As a former air traffic controller, he has seen at first hand the different perspectives of staff and managers. And he has strong skills in communication.
“There is always a difference between operational controllers and management," he said.
"The controllers sitting at a radar screen will see things in a particularly focused way. Someone standing behind, remote from that particular interface, is bound to see things slightly differently.
"I am trying to create a climate where there is no 'them and us'. We are all part of a company that is trying to get better.”
One wonders whether Louden would find it easier to scale Everest without climbing aids than change Nats’ culture of disaffection among staff and defensiveness among managers.
Controllers say that the chasm between managers and staff is, in part, caused not by the action or inaction of any individual but a history and a culture of denial of serious problems while proclaiming publicly that it is enjoying great success.
For example, Nats told Parliament that Swanwick had gone over budget by only £2.7m. In fact the figure proved to be closer to £150m.
Nats also told Parliament there would be enough controllers to run Swanwick. There has always been and still is a severe shortage.
Despite all the problems Nats chief executive Richard Everitt said on BBC Radio earlier this year, “We have exceeded our safety targets through this year since the opening of Swanwick. Technically it has been very successful. That’s not my words. It’s the words of our independent safety regulator.”
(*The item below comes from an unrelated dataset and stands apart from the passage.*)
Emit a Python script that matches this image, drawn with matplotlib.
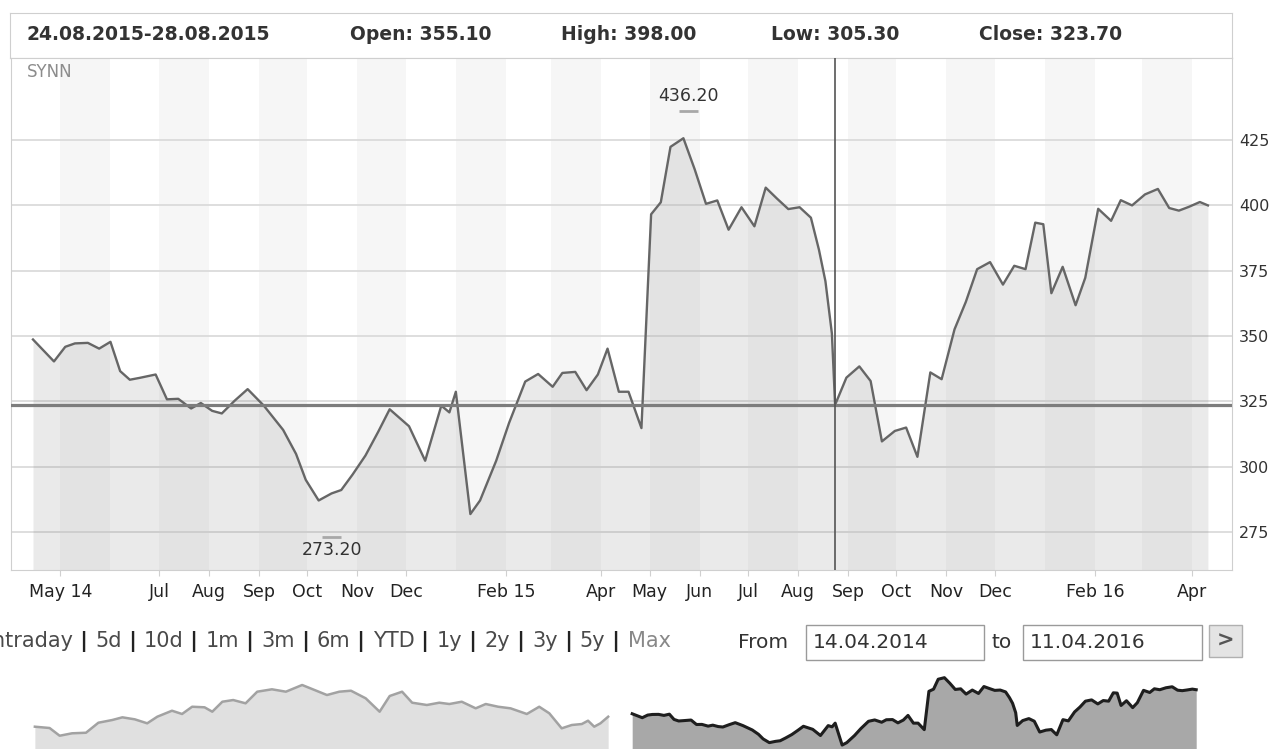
import matplotlib
matplotlib.use("Agg")
import matplotlib.pyplot as plt
import matplotlib.dates as mdates
from matplotlib.patches import Rectangle
import pandas as pd

# weekly closes of SYNN, 14.04.2014 - 11.04.2016
dates = ["2014-04-14", "2014-04-27", "2014-05-04", "2014-05-10", "2014-05-18", "2014-05-25",
         "2014-06-01", "2014-06-07", "2014-06-13", "2014-06-19", "2014-06-29", "2014-07-06",
         "2014-07-13", "2014-07-21", "2014-07-27", "2014-08-03", "2014-08-09", "2014-08-17",
         "2014-08-25", "2014-09-04", "2014-09-16", "2014-09-24", "2014-09-30", "2014-10-08",
         "2014-10-16", "2014-10-22", "2014-10-29", "2014-11-06", "2014-11-14", "2014-11-21",
         "2014-12-03", "2014-12-13", "2014-12-23", "2014-12-28", "2015-01-01", "2015-01-10",
         "2015-01-16", "2015-01-26", "2015-02-03", "2015-02-13", "2015-02-21", "2015-03-02",
         "2015-03-08", "2015-03-16", "2015-03-23", "2015-03-30", "2015-04-05", "2015-04-12",
         "2015-04-18", "2015-04-26", "2015-05-02", "2015-05-08", "2015-05-14", "2015-05-22",
         "2015-05-29", "2015-06-05", "2015-06-12", "2015-06-19", "2015-06-27", "2015-07-05",
         "2015-07-12", "2015-07-19", "2015-07-26", "2015-08-02", "2015-08-09", "2015-08-14",
         "2015-08-18", "2015-08-22", "2015-08-24", "2015-08-31", "2015-09-08", "2015-09-15",
         "2015-09-22", "2015-09-30", "2015-10-07", "2015-10-14", "2015-10-22", "2015-10-29",
         "2015-11-06", "2015-11-13", "2015-11-20", "2015-11-28", "2015-12-06", "2015-12-13",
         "2015-12-20", "2015-12-26", "2015-12-31", "2016-01-05", "2016-01-12", "2016-01-20",
         "2016-01-26", "2016-02-03", "2016-02-11", "2016-02-17", "2016-02-24", "2016-03-03",
         "2016-03-11", "2016-03-18", "2016-03-24", "2016-03-30", "2016-04-06", "2016-04-11"]
closes = [348.7, 340.3, 345.9, 347.2, 347.4, 345.2,
          347.8, 336.6, 333.3, 334.0, 335.3, 325.8,
          326.0, 322.3, 324.4, 321.4, 320.4, 325.3,
          329.7, 323.4, 314.1, 304.9, 295.0, 287.1,
          289.8, 291.1, 297.0, 304.3, 313.5, 322.0,
          315.5, 302.3, 323.4, 320.8, 328.7, 281.9,
          287.1, 302.3, 316.8, 332.6, 335.5, 330.6,
          335.9, 336.3, 329.3, 335.3, 345.2, 328.7,
          328.7, 314.8, 396.6, 401.2, 422.4, 425.7,
          413.8, 400.6, 401.9, 390.7, 399.3, 392.0,
          406.8, 402.6, 398.6, 399.3, 395.3, 383.0,
          371.0, 351.0, 323.7, 334.1, 338.4, 332.8,
          309.7, 313.7, 315.0, 303.8, 336.1, 333.5,
          352.6, 363.1, 375.6, 378.3, 369.7, 376.9,
          375.6, 393.4, 392.8, 366.4, 376.5, 361.8,
          372.3, 398.7, 394.1, 402.0, 400.0, 404.2,
          406.3, 399.0, 398.0, 399.4, 401.3, 400.0]

# older history shown in the navigator (outside the selected range)
history_dates = ["2012-03-04", "2012-03-23", "2012-04-05", "2012-04-21", "2012-05-09", "2012-05-25",
                 "2012-06-12", "2012-06-25", "2012-07-11", "2012-07-27", "2012-08-09", "2012-08-28",
                 "2012-09-10", "2012-09-23", "2012-10-09", "2012-10-19", "2012-11-01", "2012-11-15",
                 "2012-12-01", "2012-12-16", "2013-01-04", "2013-01-22", "2013-02-12", "2013-02-28",
                 "2013-03-16", "2013-04-01", "2013-04-16", "2013-05-05", "2013-05-23", "2013-06-05",
                 "2013-06-21", "2013-07-04", "2013-07-23", "2013-08-08", "2013-08-21", "2013-09-06",
                 "2013-09-24", "2013-10-07", "2013-10-23", "2013-11-08", "2013-11-29", "2013-12-15",
                 "2013-12-28", "2014-01-13", "2014-01-26", "2014-02-08", "2014-02-16", "2014-02-24",
                 "2014-03-04", "2014-03-14"]
history_closes = [321.1, 318.3, 301.8, 307.0, 308.2, 329.6,
                  335.4, 341.1, 336.8, 328.3, 342.4, 355.2,
                  348.2, 363.7, 362.5, 353.1, 374.4, 378.0,
                  371.0, 395.8, 400.9, 395.8, 410.1, 399.4,
                  388.7, 395.8, 397.9, 381.7, 353.1, 386.6,
                  395.8, 372.3, 367.4, 372.3, 369.5, 374.4,
                  360.3, 369.5, 363.7, 360.3, 348.2, 363.7,
                  349.7, 317.6, 324.7, 326.8, 333.9, 321.1,
                  328.3, 342.4]

tick_dates = ["2014-05-01", "2014-07-01", "2014-08-01", "2014-09-01", "2014-10-01", "2014-11-01",
              "2014-12-01", "2015-02-01", "2015-04-01", "2015-05-01", "2015-06-01", "2015-07-01",
              "2015-08-01", "2015-09-01", "2015-10-01", "2015-11-01", "2015-12-01", "2016-02-01",
              "2016-04-01"]
tick_labels = ["May 14", "Jul", "Aug", "Sep", "Oct", "Nov", "Dec", "Feb 15", "Apr", "May", "Jun",
               "Jul", "Aug", "Sep", "Oct", "Nov", "Dec", "Feb 16", "Apr"]
y_ticks = [275, 300, 325, 350, 375, 400, 425]

week_label = "24.08.2015-28.08.2015"
ohlc_names = ["Open", "High", "Low", "Close"]
ohlc_values = [355.10, 398.00, 305.30, 323.70]
cross_date = "2015-08-24"
high_date, high_value = "2015-05-25", 436.20
low_date, low_value = "2014-10-16", 273.20

range_items = ["Intraday", "5d", "10d", "1m", "3m", "6m", "YTD", "1y", "2y", "3y", "5y", "Max"]
range_from, range_to = "14.04.2014", "11.04.2016"

W, H = 1276, 749


def fx(x):
    return x / W


def fy(y):
    return 1 - y / H


def box(x0, y0, x1, y1, **kw):
    fig.add_artist(Rectangle((fx(x0), fy(y1)), fx(x1) - fx(x0), fy(y0) - fy(y1),
                             transform=fig.transFigure, **kw))


plt.rcParams['font.family'] = ['DejaVu Sans']
fig = plt.figure(figsize=(W / 100, H / 100), dpi=100)

d = pd.to_datetime(dates)
hd = pd.to_datetime(history_dates)

# header strip with the hovered week
hdr = fig.add_axes([fx(10), fy(58), fx(1232) - fx(10), fy(13) - fy(58)])
hdr.set_xticks([])
hdr.set_yticks([])
for s in hdr.spines.values():
    s.set_color('#cfcfcf')
fig.text(fx(27), fy(35), week_label, fontsize=13.5, weight='bold', color='#333333', va='center')
for name, val, xp in zip(ohlc_names, ohlc_values, [350, 561, 771, 979]):
    fig.text(fx(xp), fy(35), '%s: %.2f' % (name, val), fontsize=13.5, weight='bold',
             color='#333333', va='center')

# main chart
ax = fig.add_axes([fx(11), fy(570), fx(1232) - fx(11), fy(58) - fy(570)])
ax.set_xlim(pd.Timestamp("2014-03-31 09:00"), pd.Timestamp("2016-04-25 22:00"))
ax.set_ylim(260.5, 456.4)

# alternating month stripes
for m in pd.date_range("2014-05-01", "2016-03-01", freq="2MS"):
    ax.axvspan(m, m + pd.offsets.MonthBegin(1), color='#f6f6f6', lw=0, zorder=0)

ax.fill_between(d, closes, 260.5, color='#808080', alpha=0.16, lw=0, zorder=1)
ax.plot(d, closes, color='#666666', lw=1.7, zorder=4)

# crosshair
ax.axhline(ohlc_values[3], color='#7d7d7d', lw=2.3, zorder=5)
ax.axvline(pd.Timestamp(cross_date), color='#555555', lw=1.2, zorder=5)

# high / low markers
for dt, val, off, va in [(high_date, high_value, 4, 'bottom'), (low_date, low_value, -3, 'top')]:
    t = pd.Timestamp(dt)
    ax.plot([t - pd.Timedelta(days=6), t + pd.Timedelta(days=6)], [val, val],
            color='#a8a8a8', lw=2, zorder=3, solid_capstyle='butt')
    ax.annotate('%.2f' % val, (t, val), xytext=(0, off), textcoords='offset points',
                ha='center', va=va, fontsize=12.5, color='#333333', zorder=6)

ax.text(0.013, 0.972, 'SYNN', transform=ax.transAxes, fontsize=12, color='#8c8c8c', va='center')

ax.set_xticks(pd.to_datetime(tick_dates))
ax.set_xticklabels(tick_labels)
ax.yaxis.tick_right()
ax.set_yticks(y_ticks)
ax.tick_params(axis='x', length=4.5, color='#d0d0d0', pad=5, labelsize=12.5, labelcolor='#222222')
ax.tick_params(axis='y', length=0, pad=5, labelsize=11.5, labelcolor='#333333')
ax.set_axisbelow(True)
ax.grid(axis='y', color='#d8d8d8', lw=1.2)
for s in ax.spines.values():
    s.set_color('#cfcfcf')

# range selector row (first letters run off the left edge, as in the page capture)
renderer = fig.canvas.get_renderer()
x = -14
for i, item in enumerate(range_items):
    col = '#888888' if item == 'Max' else '#4a4a4a'
    t = fig.text(fx(x), fy(641), item, fontsize=15, color=col, va='center')
    x += t.get_window_extent(renderer).width
    if i < len(range_items) - 1:
        s = fig.text(fx(x), fy(641), ' | ', fontsize=15, weight='bold', color='#222222', va='center')
        x += s.get_window_extent(renderer).width

fig.text(fx(738), fy(642), 'From', fontsize=14.5, color='#333333', va='center')
box(806, 625, 984, 660, facecolor='white', edgecolor='#9a9a9a', lw=1)
fig.text(fx(813), fy(643), range_from, fontsize=14.5, color='#333333', va='center')
fig.text(fx(992), fy(642), 'to', fontsize=14.5, color='#333333', va='center')
box(1023, 625, 1202, 660, facecolor='white', edgecolor='#9a9a9a', lw=1)
fig.text(fx(1030), fy(643), range_to, fontsize=14.5, color='#333333', va='center')
box(1209, 625, 1242, 657, facecolor='#e4e4e4', edgecolor='#b0b0b0', lw=1)
fig.text(fx(1225.5), fy(641), '>', fontsize=15, weight='bold', color='#555555', ha='center', va='center')

# navigator
nav = fig.add_axes([0, 0, 1, fy(670)])
nav.set_xlim(pd.Timestamp("2012-01-19"), pd.Timestamp("2016-07-23"))
nav.set_ylim(273.5, 442.1)
nav.axis('off')
nav.fill_between(hd, history_closes, 273.5, color='#e0e0e0', lw=0)
nav.plot(hd, history_closes, color='#a2a2a2', lw=1.8)
nav.fill_between(d, closes, 273.5, color='#a8a8a8', lw=0)
nav.plot(d, closes, color='#1e1e1e', lw=2.2)

fig.savefig('out.png', dpi=100)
It is unclear how Louden will break the cycle of optimistic statements by Nats to the media and Parliament which incites leaks of internal documents by staff who feel the truth is not being told. Nats then denies some reports in the broadcast or print media that are based on leaked documents, which incites further leaks.
This triggers attacks by management on the workforce for leaking internal information. As the cycle repeats itself, disaffection remains.
The cultural problems are aggravated by a feeling among controllers that Nats has passed to them the responsibility for overcoming weaknesses in the design of the systems.
Staff must note that their screens may display the wrong height of aircraft; they must realise that sometimes information on ghost aircraft may appear on their screens; they must also remember that when they use their mouse to click on overlapping text blocks on the screens, they could in rare cases instantly obliterate key information.
Some controllers claim they receive a plethora of operational notices and supplementary instructions which tell them how to overcome such deficiencies in the systems. And they fear that they will be blamed, should any serious incident arise from human error compounded by confusion over the interface between the system and the controller.
All this has left some controllers distrustful of regulator, the CAA, which approved Swanwick.
No one can doubt the sincerity of senior managers and controllers who believe they are doing their best for the company and their customers, the airlines. But the evidence from the Nats history book is that a large long-established company may never change its culture, even if its senior managers and directors genuinely want to.
“We are trying to work with all the staff to ensure we have the best possible relationship between us. It’s all I can do. It’s the only way the system will work and work well, if we are all working towards the same end,” said Louden as he made his way, unaided, towards the foot of Everest.